The LLM works from pre-trained data. It does not know your brand. It does not know your consumer. It does not know what makes your category different. When you go to it first, you get generic output built on the average of everything that came before. When you go to it second, with your narrative already formed, your insight already established, your story already shaped, you get something that expands from a real foundation.

The human thinking has to come first. Always. The moment you reverse that order; you have outsourced the most important part of the creative process to a machine that does not know your brand.

Workflows, Not Tools

The final argument Nikesh makes is structural.
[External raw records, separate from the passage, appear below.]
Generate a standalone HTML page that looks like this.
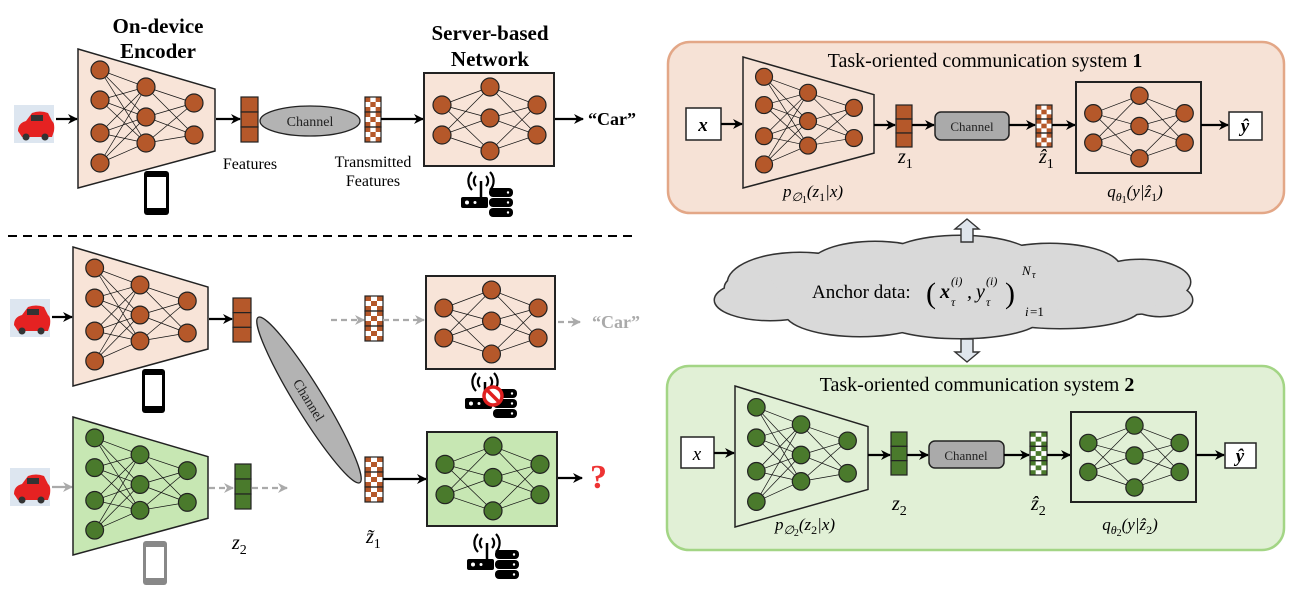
<!DOCTYPE html>
<html><head><meta charset="utf-8"><style>
html,body{margin:0;padding:0;background:#fff;}
svg{display:block;}
text{font-family:"Liberation Serif",serif;}
.m{font-family:"Liberation Serif",serif;font-style:italic;}
</style></head><body>
<svg id="s" width="1294" height="606" viewBox="0 0 1294 606" xmlns="http://www.w3.org/2000/svg">
<defs>
<marker id="ab" markerWidth="10" markerHeight="10" refX="9" refY="5" orient="auto" markerUnits="userSpaceOnUse"><path d="M0,0 L10,5 L0,10 L3,5 z" fill="#000"/></marker>
<marker id="ag" markerWidth="10" markerHeight="10" refX="9" refY="5" orient="auto" markerUnits="userSpaceOnUse"><path d="M0,0 L10,5 L0,10 L3,5 z" fill="#aaa"/></marker>
</defs>
<rect x="668" y="42" width="616" height="171" rx="22" fill="#f6e2d6" stroke="#e3a787" stroke-width="2.5"/>
<rect x="667" y="366" width="617" height="184" rx="22" fill="#e1f0d6" stroke="#a3d585" stroke-width="2.5"/>
<g id="g"></g>
<text x="158" y="33" font-size="21" font-weight="bold" text-anchor="middle">On-device</text>
<text x="158" y="58" font-size="21" font-weight="bold" text-anchor="middle">Encoder</text>
<text x="490" y="40" font-size="21" font-weight="bold" text-anchor="middle">Server-based</text>
<text x="490" y="66" font-size="21" font-weight="bold" text-anchor="middle">Network</text>
<text x="310" y="126" font-size="14" text-anchor="middle" fill="#222">Channel</text>
<text x="250" y="169" font-size="16" text-anchor="middle">Features</text>
<text x="373" y="167" font-size="16" text-anchor="middle">Transmitted</text>
<text x="373" y="186" font-size="16" text-anchor="middle">Features</text>
<text x="588" y="125" font-size="18" font-weight="bold">“Car”</text>
<text x="592" y="328" font-size="18" font-weight="bold" fill="#aaa">“Car”</text>
<text x="590" y="488" font-size="34" font-weight="bold" fill="#e33">?</text>
<text x="309" y="405" font-size="14" text-anchor="middle" fill="#222" transform="rotate(58.4 309 400)">Channel</text>
<text x="232" y="549" font-size="20" class="m">z<tspan font-size="14" dy="5" font-style="normal">2</tspan></text>
<text x="366" y="543" font-size="20" class="m">z̃<tspan font-size="14" dy="5" font-style="normal">1</tspan></text>

<text x="985" y="67" font-size="20" text-anchor="middle">Task-oriented communication system <tspan font-weight="bold">1</tspan></text>
<text x="977" y="391" font-size="20" text-anchor="middle">Task-oriented communication system <tspan font-weight="bold">2</tspan></text>
<text x="703" y="131" font-size="19" font-weight="bold" text-anchor="middle" class="m">x</text>
<text x="1245" y="132" font-size="19" font-weight="bold" text-anchor="middle" class="m">ŷ</text>
<text x="972" y="131" font-size="13" text-anchor="middle" fill="#222">Channel</text>
<text x="898" y="163" font-size="20" class="m">z<tspan font-size="14" dy="5" font-style="normal">1</tspan></text>
<text x="1039" y="163" font-size="20" class="m">ẑ<tspan font-size="14" dy="5" font-style="normal">1</tspan></text>
<text x="813" y="197" font-size="17" text-anchor="middle" class="m">p<tspan font-size="12" dy="4">∅</tspan><tspan font-size="10" dy="2" font-style="normal">1</tspan><tspan dy="-6">(z</tspan><tspan font-size="12" dy="4" font-style="normal">1</tspan><tspan dy="-4">|x)</tspan></text>
<text x="1135" y="197" font-size="17" text-anchor="middle" class="m">q<tspan font-size="12" dy="4">θ</tspan><tspan font-size="10" dy="2" font-style="normal">1</tspan><tspan dy="-6">(y|ẑ</tspan><tspan font-size="12" dy="4" font-style="normal">1</tspan><tspan dy="-4">)</tspan></text>

<text x="697" y="460" font-size="19" text-anchor="middle" class="m">x</text>
<text x="1240" y="462" font-size="19" font-weight="bold" text-anchor="middle" class="m">ŷ</text>
<text x="966" y="460" font-size="13" text-anchor="middle" fill="#222">Channel</text>
<text x="892" y="510" font-size="20" class="m">z<tspan font-size="14" dy="5" font-style="normal">2</tspan></text>
<text x="1031" y="510" font-size="20" class="m">ẑ<tspan font-size="14" dy="5" font-style="normal">2</tspan></text>
<text x="805" y="530" font-size="17" text-anchor="middle" class="m">p<tspan font-size="12" dy="4">∅</tspan><tspan font-size="10" dy="2" font-style="normal">2</tspan><tspan dy="-6">(z</tspan><tspan font-size="12" dy="4" font-style="normal">2</tspan><tspan dy="-4">|x)</tspan></text>
<text x="1130" y="530" font-size="17" text-anchor="middle" class="m">q<tspan font-size="12" dy="4">θ</tspan><tspan font-size="10" dy="2" font-style="normal">2</tspan><tspan dy="-6">(y|ẑ</tspan><tspan font-size="12" dy="4" font-style="normal">2</tspan><tspan dy="-4">)</tspan></text>
<g id="anchor"></g>
</svg>
<script>
var g=document.getElementById('g'),H='';
function add(s){H+=s;}
function line(x1,y1,x2,y2,o){o=o||{};var c=o.c||'#000',w=o.w||2;
 add('<line x1="'+x1+'" y1="'+y1+'" x2="'+x2+'" y2="'+y2+'" stroke="'+c+'" stroke-width="'+w+'"'+(o.d?' stroke-dasharray="'+o.d+'"':'')+(o.m?' marker-end="url(#'+o.m+')"':'')+'/>');}
function arr(x1,y,x2,gray,dash){line(x1,y,x2,y,{c:gray?'#aaa':'#000',w:2.2,m:gray?'ag':'ab',d:dash?'6,4':null});}
function net(cols,nf,r){
 for(var i=0;i<cols.length-1;i++)for(var a=0;a<cols[i].length;a++)for(var b=0;b<cols[i+1].length;b++)
  add('<line x1="'+cols[i][a][0]+'" y1="'+cols[i][a][1]+'" x2="'+cols[i+1][b][0]+'" y2="'+cols[i+1][b][1]+'" stroke="#111" stroke-width="0.7"/>');
 cols.forEach(function(c){c.forEach(function(p){add('<circle cx="'+p[0]+'" cy="'+p[1]+'" r="'+r+'" fill="'+nf+'" stroke="#222" stroke-width="1.2"/>');});});
}
function enc(x,y,w,h,fill,nf){var sx=w/137,sy=h/139;
 add('<polygon points="'+x+','+y+' '+(x+w)+','+(y+40*sy)+' '+(x+w)+','+(y+102*sy)+' '+x+','+(y+h)+'" fill="'+fill+'" stroke="#222" stroke-width="1.5"/>');
 var C=[[[22,21],[22,51],[22,84],[22,114]],[[68,38],[68,68],[68,94]],[[116,54],[116,86]]];
 net(C.map(function(c){return c.map(function(p){return [x+p[0]*sx,y+p[1]*sy];});}),nf,9*Math.min(sx,sy));}
function dec(x,y,w,h,fill,nf){var sx=w/130,sy=h/93;
 add('<rect x="'+x+'" y="'+y+'" width="'+w+'" height="'+h+'" fill="'+fill+'" stroke="#222" stroke-width="2"/>');
 var C=[[[18,32],[18,62]],[[66,14],[66,45],[66,78]],[[113,32],[113,62]]];
 net(C.map(function(c){return c.map(function(p){return [x+p[0]*sx,y+p[1]*sy];});}),nf,9*Math.min(sx,sy));}
function feat(x,y,w,h,f){var ch=h/3;for(var i=0;i<3;i++)add('<rect x="'+x+'" y="'+(y+i*ch)+'" width="'+w+'" height="'+ch+'" fill="'+f+'" stroke="#222" stroke-width="1.2"/>');}
function chk(x,y,w,h,f){var ch=h/3;add('<rect x="'+x+'" y="'+y+'" width="'+w+'" height="'+h+'" fill="#fff"/>');
 for(var i=0;i<3;i++){var n=3,cw=w/n,cy=ch/n;for(var a=0;a<n;a++)for(var b=0;b<n;b++)if((a+b)%2==0)add('<rect x="'+(x+a*cw)+'" y="'+(y+i*ch+b*cy)+'" width="'+cw+'" height="'+cy+'" fill="'+f+'"/>');
 add('<rect x="'+x+'" y="'+(y+i*ch)+'" width="'+w+'" height="'+ch+'" fill="none" stroke="#222" stroke-width="1.2"/>');}}
function car(x,y){add('<rect x="'+x+'" y="'+y+'" width="40" height="38" fill="#dde6f0"/><path d="M'+(x+4)+','+(y+26)+' q0,-8 8,-10 l6,-8 q8,-3 16,0 l4,8 q3,2 2,10 l-2,6 h-30 z" fill="#e52222"/><rect x="'+(x+17)+'" y="'+(y+10)+'" width="12" height="6" fill="#333"/><circle cx="'+(x+12)+'" cy="'+(y+32)+'" r="3.5" fill="#333"/><circle cx="'+(x+31)+'" cy="'+(y+32)+'" r="3.5" fill="#333"/>');}
function phone(x,y,w,h,c){add('<rect x="'+x+'" y="'+y+'" width="'+w+'" height="'+h+'" rx="3" fill="'+c+'"/><rect x="'+(x+3)+'" y="'+(y+6)+'" width="'+(w-6)+'" height="'+(h-13)+'" fill="#fff"/>');}
function icon(x,y,no){
 var cx=x+20,cy=y+8;
 add('<path d="M'+(cx-5)+','+(cy-5)+' a7,7 0 0 0 0,10 M'+(cx+5)+','+(cy-5)+' a7,7 0 0 1 0,10 M'+(cx-9)+','+(cy-9)+' a13,13 0 0 0 0,18 M'+(cx+9)+','+(cy-9)+' a13,13 0 0 1 0,18" fill="none" stroke="#000" stroke-width="2.2"/>');
 add('<line x1="'+cx+'" y1="'+cy+'" x2="'+cx+'" y2="'+(y+24)+'" stroke="#000" stroke-width="2.5"/>');
 add('<rect x="'+x+'" y="'+(y+24)+'" width="27" height="11" rx="2" fill="#000"/><circle cx="'+(x+6)+'" cy="'+(y+29.5)+'" r="2" fill="#fff"/><circle cx="'+(x+14)+'" cy="'+(y+29.5)+'" r="1.5" fill="#fff"/>');
 for(var i=0;i<3;i++)add('<rect x="'+(x+28)+'" y="'+(y+15+i*10)+'" width="24" height="9" rx="4" fill="#000"/><circle cx="'+(x+47)+'" cy="'+(y+19.5+i*10)+'" r="1.2" fill="#fff"/>');
 if(no)add('<circle cx="'+(x+28)+'" cy="'+(y+22)+'" r="9" fill="#fff" stroke="#e02020" stroke-width="3.5"/><line x1="'+(x+22)+'" y1="'+(y+16)+'" x2="'+(x+34)+'" y2="'+(y+28)+'" stroke="#e02020" stroke-width="3.5"/>');}
var OR='#b5582a',GR='#4a7a2c',PO='#f8e4d8',PG='#c7e7b3';
car(14,105);arr(56,119,77);
enc(78,49,137,139,PO,OR);
arr(216,119,240);feat(241,97,17,45,OR);
add('<ellipse cx="310" cy="121" rx="50" ry="15" fill="#b3b3b3" stroke="#222" stroke-width="1.3"/>');
chk(365,97,16,45,OR);arr(381,119,423);
dec(424,73,130,93,PO,OR);arr(555,119,583);
phone(144,171,25,44,'#000');icon(461,173,false);
line(8,236,636,236,{c:'#000',w:2,d:'9,6'});
car(10,299);arr(52,317,72);
enc(73,247,135,139,PO,OR);
arr(209,319,232);feat(233,298,18,44,OR);
add('<ellipse cx="309" cy="400" rx="97" ry="14" fill="#b3b3b3" stroke="#222" stroke-width="1.3" transform="rotate(58.4 309 400)"/>');
arr(331,320,364,true,true);chk(365,296,18,45,OR);arr(383,320,424,true,true);
dec(426,276,129,93,PO,OR);arr(558,322,580,true,true);
phone(142,369,23,44,'#000');icon(465,374,true);
car(10,468);arr(52,487,72,true);
enc(73,417,135,138,PG,GR);
arr(209,488,233,true,true);feat(235,464,16,45,GR);arr(252,488,287,true,true);
chk(365,457,18,45,OR);arr(383,479,426);
dec(427,432,130,94,PG,GR);arr(558,478,582);
phone(143,541,24,44,'#888');icon(467,535,false);
add('<rect x="686" y="108" width="35" height="32" fill="#fff" stroke="#222" stroke-width="1.5"/>');
arr(721,124,742);enc(743,57,131,131,'#f6e2d6',OR);
arr(874,125,895);feat(896,105,16,42,OR);arr(912,125,934);
add('<rect x="935" y="112" width="74" height="28" rx="6" fill="#aaa" stroke="#222" stroke-width="1.5"/>');
arr(1009,125,1035);chk(1036,105,16,42,OR);arr(1052,125,1075);
dec(1076,82,125,91,'#f6e2d6',OR);arr(1201,125,1228);
add('<rect x="1229" y="112" width="33" height="28" fill="#fff" stroke="#222" stroke-width="1.5"/>');
add('<rect x="681" y="437" width="33" height="31" fill="#fff" stroke="#222" stroke-width="1.5"/>');
arr(714,453,734);enc(735,386,133,141,'#e1f0d6',GR);
arr(868,455,890);feat(891,432,16,43,GR);arr(907,455,928);
add('<rect x="929" y="441" width="75" height="27" rx="6" fill="#aaa" stroke="#222" stroke-width="1.5"/>');
arr(1004,455,1029);chk(1030,432,17,43,GR);arr(1047,455,1070);
dec(1071,412,125,90,'#e1f0d6',GR);arr(1196,455,1224);
add('<rect x="1225" y="443" width="31" height="25" fill="#fff" stroke="#222" stroke-width="1.5"/>');
var E=[[800,283,72,30],[875,266,65,24],[960,262,78,26],[1050,268,70,24],[1140,282,50,22],[1160,300,32,16],[770,300,55,20],[860,312,75,24],[960,318,80,20],[1060,308,80,20],[1130,300,40,14],[750,288,25,14],[955,292,180,32],[1100,292,70,22]];
E.forEach(function(e){add('<ellipse cx="'+e[0]+'" cy="'+e[1]+'" rx="'+e[2]+'" ry="'+e[3]+'" fill="#333" stroke="#333" stroke-width="3"/>');});
E.forEach(function(e){add('<ellipse cx="'+e[0]+'" cy="'+e[1]+'" rx="'+e[2]+'" ry="'+e[3]+'" fill="#d9d9d9"/>');});
add('<polygon points="967,219 979,229 973,229 973,242 961,242 961,229 955,229" fill="#dfe5ec" stroke="#333" stroke-width="1.4"/>');
add('<polygon points="967,362 979,352 973,352 973,339 961,339 961,352 955,352" fill="#dfe5ec" stroke="#333" stroke-width="1.4"/>');
g.innerHTML=H;
document.getElementById('anchor').innerHTML=
'<text x="812" y="298" font-size="19">Anchor data:</text>'+
'<text x="926" y="303" font-size="30">(</text>'+
'<text x="940" y="298" font-size="20" font-weight="bold" font-style="italic">x</text>'+
'<text x="951" y="306" font-size="12" font-style="italic">τ</text>'+
'<text x="951" y="285" font-size="12" font-style="italic">(i)</text>'+
'<text x="967" y="298" font-size="20" font-style="italic">,</text>'+
'<text x="976" y="298" font-size="20" font-style="italic">y</text>'+
'<text x="986" y="306" font-size="12" font-style="italic">τ</text>'+
'<text x="986" y="285" font-size="12" font-style="italic">(i)</text>'+
'<text x="1005" y="303" font-size="30">)</text>'+
'<text x="1022" y="275" font-size="13" font-style="italic">N</text><text x="1032" y="278" font-size="10" font-style="italic">τ</text>'+
'<text x="1025" y="316" font-size="13" font-style="italic">i</text><text x="1030" y="316" font-size="13">=1</text>';
</script>
</body></html>
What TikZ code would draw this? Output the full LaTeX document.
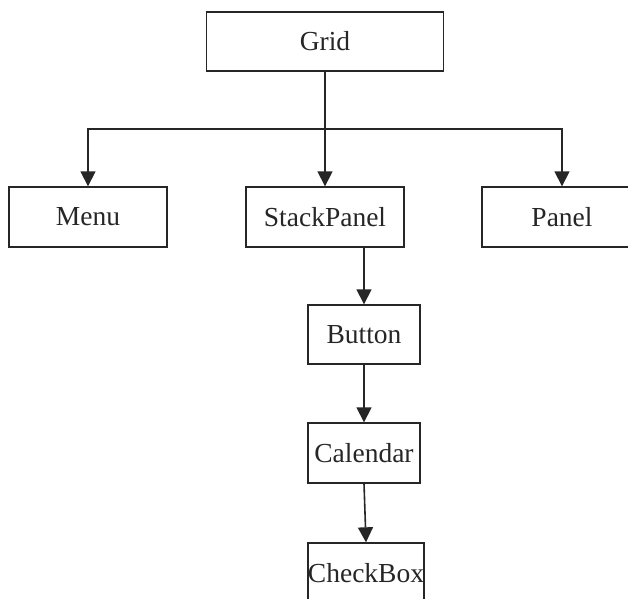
\documentclass[tikz,border=0pt]{standalone}
\usepackage{fontspec}
\setmainfont{Liberation Serif}
\usetikzlibrary{arrows.meta}
\tikzset{
  box/.style={draw=black!85, line width=1.4pt, fill=white, minimum height=60pt,
    inner sep=0pt, text=black!85, font=\fontsize{27.5}{32}\selectfont},
  link/.style={draw=black!85, line width=1.6pt},
  arrow/.style={link, -{Triangle[length=15pt,width=15pt]}}
}
\begin{document}
\begin{tikzpicture}[x=1pt,y=1pt]
  \clip (0,0) rectangle (628,-598);
  \fill[white] (0,0) rectangle (628,-598);
  % top-level container
  \node[box, minimum width=237pt, minimum height=59pt] (grid) at (325,-41.5) {Grid};
  % children of the grid
  \node[box, minimum width=158pt] (menu)  at (88,-217)  {Menu};
  \node[box, minimum width=158pt] (stack) at (325,-217) {StackPanel};
  \node[box, minimum width=160pt] (panel) at (562,-217) {Panel};
  % children of the stack panel
  \node[box, minimum width=112pt, minimum height=59pt] (button)   at (364,-334.5) {Button};
  \node[box, minimum width=112pt] (calendar) at (364,-453)   {Calendar};
  \node[box, minimum width=113pt] (checkbox) at (366,-573) {CheckBox};
  % branch point below the grid
  \coordinate (bus) at (325,-129);
  \draw[link] (grid.south) -- (bus);
  \draw[arrow] (bus) -| (menu.north);
  \draw[arrow] (bus) -| (panel.north);
  \draw[arrow] (bus) -- (stack.north);
  % vertical chain
  \draw[arrow] (button.north |- stack.south) -- (button.north);
  \draw[arrow] (button.south) -- (calendar.north);
  \draw[arrow] (calendar.south) -- (checkbox.north);
\end{tikzpicture}
\end{document}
The brands and agencies that will win in this environment are not the ones with the most tools. They are the ones who have built the best systems around those tools.

The point is not to keep adding more AI tools to the stack. The brands and agencies that will win are the ones that understand where each tool belongs in the creative process. One tool may help sharpen the brief. Another may help visualize early directions. Another may support production, adaptation, or versioning. But no single tool can solve the full creative problem on its own. That too only when organised as right workflows with right human involvement.

 “Workflows and systems rather than individual tools, that is going to be the name of the game. No one single tool would work out for you for sorting your grand scheme of the problem.”

 The hybrid imperative is not just about combining AI and human talent in the right proportion. It is about building the infrastructure, the workflows, the briefs, the brand team capabilities, that makes that combination consistently productive.

 The 45-second film that should not have been possible was not made by AI alone. It was made by a director, a creative director, a DOP, and tools that extended their craft. Human first. AI second. In that order. That is the only formula that wins.

Nikesh Ghosh is a contributor to the Media OS 2026 Report, examining how Indian advertising is being rebuilt from the ground up. This piece has been curated by Shripad Kulkarni based on the conversation for the MatheMedia Podcast Series.